For the most part, the visitor experience is devoted to learning history through the lens of a group identity (women, African Americans, etc.), various trades (jewelry making, forging, etc.), folk art and antique museums, and British history. The absent element at Colonial Williamsburg is an emphasis on the accomplishments of the American Revolution and a cohesive explanation of the significance of Williamsburg.
Patriotic firebrand Patrick Henry, famously credited for exclaiming, “Give me liberty or give me death!” was Virginia’s first elected governor and he delivered his Caesar-Brutus speech against the Stamp Act in the Williamsburg Capitol. In that same building, discussions took place about the Virginia Declaration of Rights. Thomas Jefferson, who became Williamsburg’s second governor, introduced a bill for religious freedom there. Several of the Virginia Conventions, during which Americans debated separating from Britain, occurred in Williamsburg, with Peyton Randolph often serving as president. In 1781, George Washington assembled the Continental Army in Williamsburg in advanced of the battle of Yorktown, the final effort that secured America’s independence.
These events and achievements are mentioned mostly in passing, and often without proper explanation of their significance. Unless they appear as the Nation Builder on a given day, Henry and Jefferson are absent and barely discussed. Tours that could explore these events in detail focus on other subjects. The emphasis during the tour of the Randolph House, where Washington headquartered his troops and Peyton Randolph resided, is on slavery (separate from the Paradox of Freedom tour summarized earlier). While the tour of Raleigh Tavern mentions the Burgesses convening the First Virginia Convention and the signing of nonimportation documents, the focus is primarily on the tavern itself and local tavern laws.
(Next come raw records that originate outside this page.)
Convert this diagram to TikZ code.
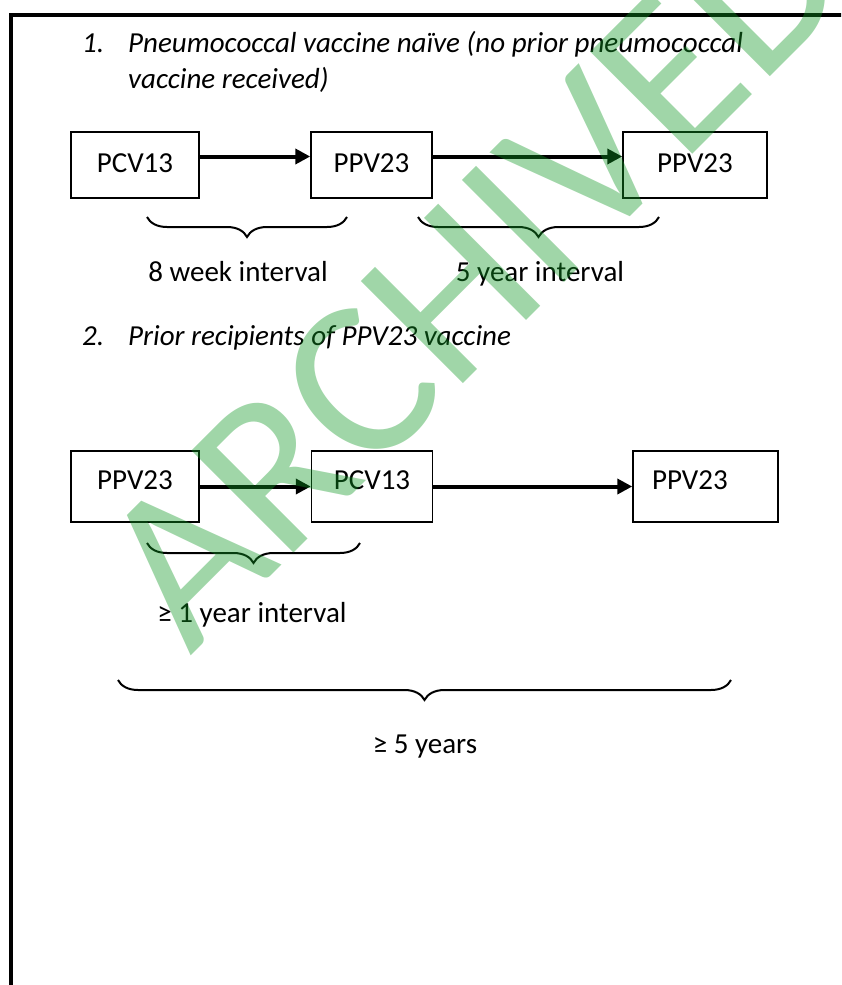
\documentclass[tikz,border=0pt]{standalone}
\usepackage{fontspec}
\setmainfont{Carlito}
\usetikzlibrary{arrows.meta,decorations.pathreplacing}
\definecolor{stampgreen}{RGB}{17,152,37}
\tikzset{
  vbox/.style={draw,line width=1.5pt,inner sep=0pt,minimum height=66pt,text depth=4pt,
    font=\fontsize{29}{35}\selectfont},
  vboxb/.style={vbox,minimum height=71pt,text depth=13pt},
  arr/.style={line width=4pt,-{Triangle[length=15pt,width=15pt]}},
  brc/.style={decorate,decoration={brace,mirror,amplitude=20pt},line width=2pt},
  lbl/.style={anchor=base,inner sep=0pt,font=\fontsize{29}{35}\selectfont},
  hd/.style={anchor=base west,inner sep=0pt,font=\fontsize{29}{35}\selectfont\itshape},
  stamp/.style={anchor=base west,rotate=45,inner sep=0pt,text=stampgreen,text opacity=.4,
    font=\fontsize{225}{225}\selectfont}
}
\begin{document}
\begin{tikzpicture}[x=1pt,y=-1pt]
\clip (0,0) rectangle (841,985);
\draw[line width=3.4pt] (11,990)--(11,15)--(846,15);
% 1. vaccine naive
\node[hd] (n1) at (82,52) {1.};
\node[hd] (h1a) at (128,52) {Pneumococcal vaccine naïve (no prior pneumococcal};
\node[hd] (h1b) at (128,88) {vaccine received)};
\node[vbox,minimum width=128pt] (b11) at (135,165) {PCV13};
\node[vbox,minimum width=121pt] (b12) at (371.5,165) {PPV23};
\node[vbox,minimum width=144pt] (b13) at (695,165) {PPV23};
\draw[arr] ([yshift=8.5pt]b11.east)--([yshift=8.5pt]b12.west);
\draw[arr] ([yshift=8.5pt]b12.east)--([yshift=8.5pt]b13.west);
\coordinate (c1a) at (147,217); \coordinate (c1b) at (347,217);
\coordinate (c2a) at (418,217); \coordinate (c2b) at (659,217);
\draw[brc] (c1a)--(c1b);
\draw[brc] (c2a)--(c2b);
\node[lbl] (l1) at (238,281) {8 week interval};
\node[lbl] (l2) at (540,281) {5 year interval};
% 2. prior PPV23
\node[hd] (n2) at (82,345) {2.};
\node[hd] (h2) at (128,345) {Prior recipients of PPV23 vaccine};
\node[vboxb,minimum width=128pt] (b21) at (135,486.5) {PPV23};
\node[vboxb,minimum width=121pt] (b22) at (372,486.5) {PCV13};
\node[vboxb,align=left,text width=107pt,inner xsep=19pt] (b23) at (705.5,486.5) {PPV23};
\draw[arr] (b21)--(b22);
\draw[arr] (b22)--(b23);
\coordinate (c3a) at (147,543); \coordinate (c3b) at (360,543);
\coordinate (c4a) at (118,680); \coordinate (c4b) at (731,680);
\draw[brc] (c3a)--(c3b);
\draw[brc] (c4a)--(c4b);
\node[lbl] (l3) at (252,622) {≥ 1 year interval};
\node[lbl] (l4) at (425,753) {≥ 5 years};
% watermark
\node[stamp] (wm) at (190,657) {ARCHIVED};
\end{tikzpicture}
\end{document}
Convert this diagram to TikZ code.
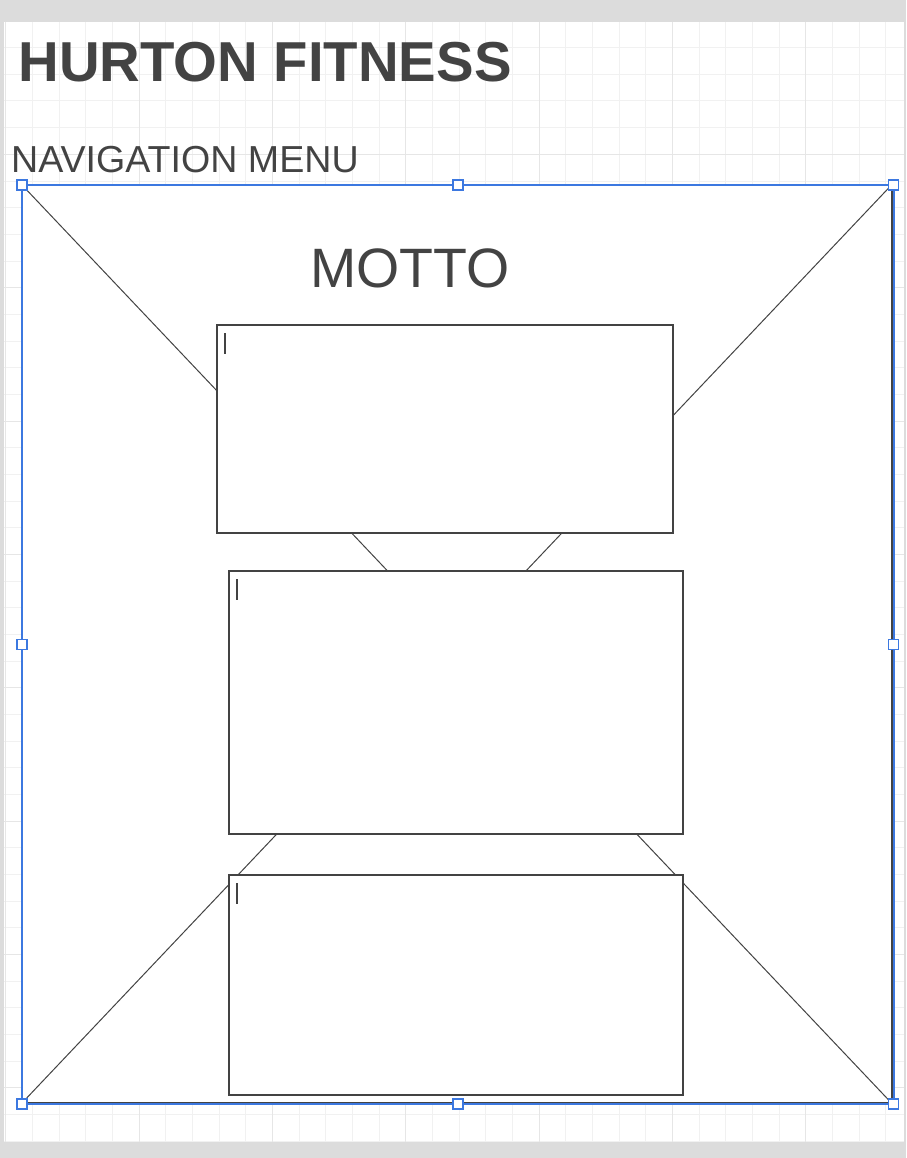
\documentclass[tikz,border=0pt]{standalone}
\usepackage{fontspec}
\setmainfont{Liberation Sans}
\definecolor{pagegray}{HTML}{DCDCDC}
\definecolor{gridminor}{HTML}{F1F1F1}
\definecolor{gridmajor}{HTML}{E6E6E6}
\definecolor{ink}{HTML}{434343}
\definecolor{selblue}{HTML}{3C78E0}
\tikzset{
  wire/.style={draw=ink, line width=1pt},
  boxstyle/.style={rectangle, draw=ink, fill=white, line width=2pt, inner sep=0pt, outer sep=0pt},
  handle/.style={rectangle, draw=selblue, fill=white, line width=1.6pt, minimum width=10pt, minimum height=10pt, inner sep=0pt},
  caret/.style={draw=ink, line width=1.5pt},
  label/.style={inner sep=0pt, outer sep=0pt, text=ink, anchor=base west}
}
\begin{document}
\begin{tikzpicture}[x=1pt,y=-1pt]
\useasboundingbox (0,0) rectangle (906,1158);
\fill[pagegray] (0,0) rectangle (906,1158);
\fill[white] (4,22) rectangle (904,1142);
\begin{scope}
\clip (4,22) rectangle (904,1142);
\foreach \k in {0,...,34} {
  \pgfmathsetmacro{\xx}{5.67+26.667*\k}
  \draw[gridminor, line width=1pt] (\xx,22) -- (\xx,1142);
}
\foreach \k in {0,...,42} {
  \pgfmathsetmacro{\yy}{21+26.667*\k}
  \draw[gridminor, line width=1pt] (4,\yy) -- (904,\yy);
}
\foreach \k in {0,...,6} {
  \pgfmathsetmacro{\xx}{5.67+133.333*\k}
  \draw[gridmajor, line width=1pt] (\xx,22) -- (\xx,1142);
}
\foreach \k in {0,...,8} {
  \pgfmathsetmacro{\yy}{21+133.333*\k}
  \draw[gridmajor, line width=1pt] (4,\yy) -- (904,\yy);
}
\end{scope}
% frame
\node[boxstyle, minimum width=869.5pt, minimum height=918pt] (frame) at (456.75,644) {};
\draw[wire] (frame.north west) -- (frame.south east);
\draw[wire] (frame.north east) -- (frame.south west);
% boxes
\node[boxstyle, minimum width=456pt, minimum height=208pt] (box1) at (445,429) {};
\node[boxstyle, minimum width=454pt, minimum height=263pt] (box2) at (456,702.5) {};
\node[boxstyle, minimum width=454pt, minimum height=220pt] (box3) at (456,985) {};
% carets
\coordinate (c1a) at (225,333); \coordinate (c1b) at (225,354);
\coordinate (c2a) at (237,579); \coordinate (c2b) at (237,600);
\coordinate (c3a) at (237,883); \coordinate (c3b) at (237,904);
\draw[caret] (c1a) -- (c1b);
\draw[caret] (c2a) -- (c2b);
\draw[caret] (c3a) -- (c3b);
% selection
\draw[selblue, line width=2pt] (22,185) rectangle (893.5,1104);
\foreach \p/\q [count=\i] in {22/185, 457.75/185, 893.5/185, 22/644.5, 893.5/644.5, 22/1104, 457.75/1104, 893.5/1104} {
  \node[handle] (h\i) at (\p,\q) {};
}
% texts
\node[label, font=\bfseries\fontsize{56.3}{60}\selectfont] (title) at (18.5,82) {HURTON FITNESS};
\node[label, font=\fontsize{37.6}{40}\selectfont] (nav) at (11.2,172.5) {NAVIGATION MENU};
\node[label, font=\fontsize{55.5}{58}\selectfont] (motto) at (310.5,287.5) {MOTTO};
\end{tikzpicture}
\end{document}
Slavery certainly must be taught, but when tours are consistently about something besides the Founders, it is the American Revolution that will be lost.
In 2020, the Commonwealth of Virginia established The American Revolution 250 Commission, “to commemorate the 250thanniversary of the American Revolution, the Revolutionary War, and the independence of the United States.” The president & CEO of the Colonial Williamsburg Foundation is one of its members. (Curiously, Mount Vernon, which stringently upholds historical standards, details Washington’s accomplishments, is even-handed and balanced, and receives one million visitors per year, is not represented.)
Approaching that celebration in a spirit of gratitude will foster individual citizen dignity and offer justice for what is due. We may acknowledge the humanity, shortcomings, and contradictions of the Revolutionaries who formed America while still emphasizing their remarkable contributions to the cause of human freedom. The decision to focus on that fosters not a glorified ego but a justifiable sense of collective pride, developing citizens that are united and unburdened by the smallness and discouragement of resentment.
As Americans, we have much to turn to in gratitude. Ours is the character of George Washington. We claim James Madison, who sat at his desk at Montpelier and imagined the Constitution, as our most influential political philosopher. And, like Abraham Lincoln, we give “all honor to Jefferson – to the man who, in the concrete pressure of a struggle for national independence by a single people, had the coolness, forecast, and capacity to introduce into a merely revolutionary document, an abstract truth, applicable to all men and all times.” Preserving our historic sites is about perpetuating the principles upon which America was founded, so that we may preserve ourselves as a self-governing people.